By the way, my apologies to the sound guys. It wasn’t their fault. I earlier, before the service, I took my microphone off, put it on my desk, and I forgot to put it back on. So, that’s why I got that buzz at the beginning of the service. So, don’t blame it on them. Okay. Any other questions or comments?
—
Q6:
Questioner: I had a question about verse 16 referring to other sheep that are not of this fold. I know that the new age and super liberal evangelical movement tends to view this as various religions all leading to the same god. I was just wondering if you had any thoughts on that. And also just a comment or clarification—is he not referring to the Jews in this particular instance in a very direct sense and the Gentiles as being the sheep of the other fold?

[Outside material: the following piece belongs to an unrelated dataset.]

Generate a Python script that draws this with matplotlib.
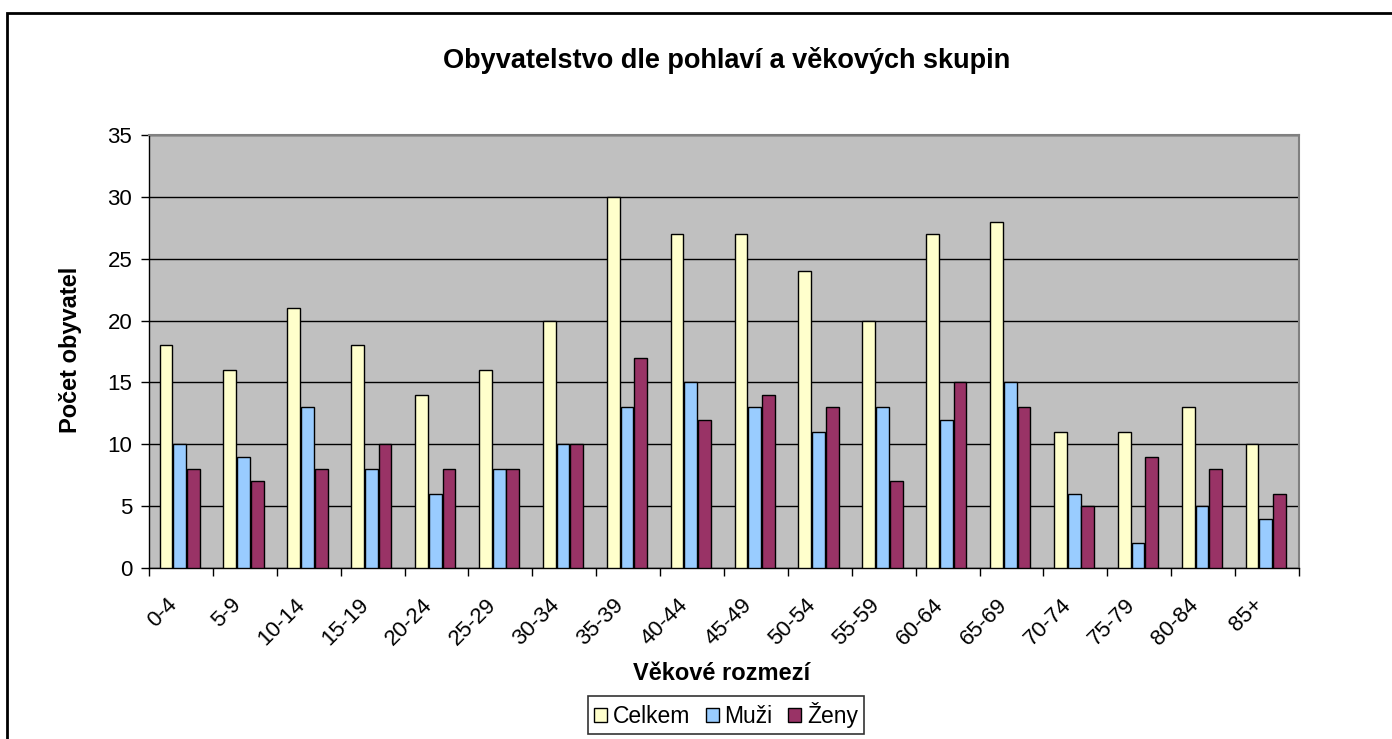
import matplotlib

matplotlib.use("Agg")
import matplotlib.pyplot as plt
from matplotlib.patches import Rectangle
import numpy as np

plt.rcParams["font.family"] = ["Liberation Sans", "DejaVu Sans"]

categories = ["0-4", "5-9", "10-14", "15-19", "20-24", "25-29", "30-34", "35-39", "40-44",
              "45-49", "50-54", "55-59", "60-64", "65-69", "70-74", "75-79", "80-84", "85+"]
celkem = [18, 16, 21, 18, 14, 16, 20, 30, 27, 27, 24, 20, 27, 28, 11, 11, 13, 10]
muzi = [10, 9, 13, 8, 6, 8, 10, 13, 15, 13, 11, 13, 12, 15, 6, 2, 5, 4]
zeny = [8, 7, 8, 10, 8, 8, 10, 17, 12, 14, 13, 7, 15, 13, 5, 9, 8, 6]

fig = plt.figure(figsize=(13.92, 7.39), dpi=100)
ax = fig.add_axes([149 / 1392, 1 - 568 / 739, 1150 / 1392, 433 / 739])

# outer frame (runs off the right/bottom edge like the source screenshot)
fig.patches.append(Rectangle((7 / 1392, -0.1), 1.1, 1.1 - 13 / 739, transform=fig.transFigure,
                             fill=False, edgecolor="black", linewidth=2, zorder=0))

x = np.arange(len(categories))
w = 0.2
step = 0.215
ax.bar(x - step - 0.02, celkem, w, color="#FFFFCC", edgecolor="black", linewidth=1, label="Celkem", zorder=3)
ax.bar(x - 0.02, muzi, w, color="#99CCFF", edgecolor="black", linewidth=1, label="Muži", zorder=3)
ax.bar(x + step - 0.02, zeny, w, color="#993366", edgecolor="black", linewidth=1, label="Ženy", zorder=3)

ax.set_facecolor("#C0C0C0")
ax.set_xlim(-0.5, len(categories) - 0.5)
ax.set_ylim(0, 35)
ax.set_yticks(range(0, 36, 5))
ax.yaxis.grid(True, color="black", linewidth=1, zorder=1)
ax.set_axisbelow(True)

# category labels at group centres, tick marks at group boundaries (Excel style)
ax.set_xticks(x)
ax.set_xticklabels(categories, rotation=45, ha="right", va="top", fontsize=16)
ax.set_xticks(np.arange(-0.5, len(categories)), minor=True)
ax.tick_params(axis="x", which="major", length=0, pad=19)
ax.tick_params(axis="x", which="minor", length=6, width=1, direction="out")
ax.tick_params(axis="y", length=6, width=1, labelsize=16, pad=6)

for s in ["left", "bottom"]:
    ax.spines[s].set_color("black")
    ax.spines[s].set_linewidth(1)
for s in ["top", "right"]:
    ax.spines[s].set_color("#808080")
    ax.spines[s].set_linewidth(1.5)

fig.text(727 / 1392, 1 - 60 / 739, "Obyvatelstvo dle pohlaví a věkových skupin", ha="center", va="center",
         fontsize=19.5, fontweight="bold")
fig.text(70 / 1392, 1 - 350 / 739, "Počet obyvatel", ha="center", va="center", rotation=90,
         fontsize=17, fontweight="bold")
fig.text(722 / 1392, 1 - 673 / 739, "Věkové rozmezí", ha="center", va="center", fontsize=17, fontweight="bold")

leg = fig.legend(loc="center", bbox_to_anchor=(726 / 1392, 1 - 715 / 739), ncol=3, fontsize=16.5,
                 frameon=True, fancybox=False, edgecolor="black", handlelength=0.55, handleheight=0.55,
                 handletextpad=0.25, columnspacing=0.7, borderpad=0.25, borderaxespad=0)
leg.get_frame().set_linewidth(1.2)

fig.savefig("out.png", dpi=100)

Pastor Tuuri: Absolutely. I think that’s precisely right. They were separated into separate folds by God deliberately. I do think this is an explicit reference to the Gentiles. The key, of course, and this is really pointed out well by the way the text is written, is I’ll bring those—they’ll hear my voice. So he brings them by means of the voice of Christ.
So, you know, new age ideas—but where they fall apart with this verse is saying that these other flocks are brought by some kind of Christ consciousness apart from Christ’s word and his voice found in that word. So that’s the problem with them—they don’t recognize the authority of Christ’s voice. And he says specifically that’s how he’s going to do it. That’s how he’s going to bring in everybody else is through his voice.
So, and next week I’ll have a lot more to say about the voice of Christ. This is all the sermon will be on next week—is what this means. Okay, we should go have our meal.
Oh, we have one more here. Richard has a thought.
—
Q7:
Richard: I was just going to say it seems you pointed out not only the voice in that passage but his sacrificial death and resurrection. It seems like the new agers and all that other Christ consciousness—that somehow the whole idea of substitutionary atonement is completely left out.
Pastor Tuuri: Excellent. Excellent comment. Okay, whoever. Oh, okay. Great. Oh, I didn’t see that.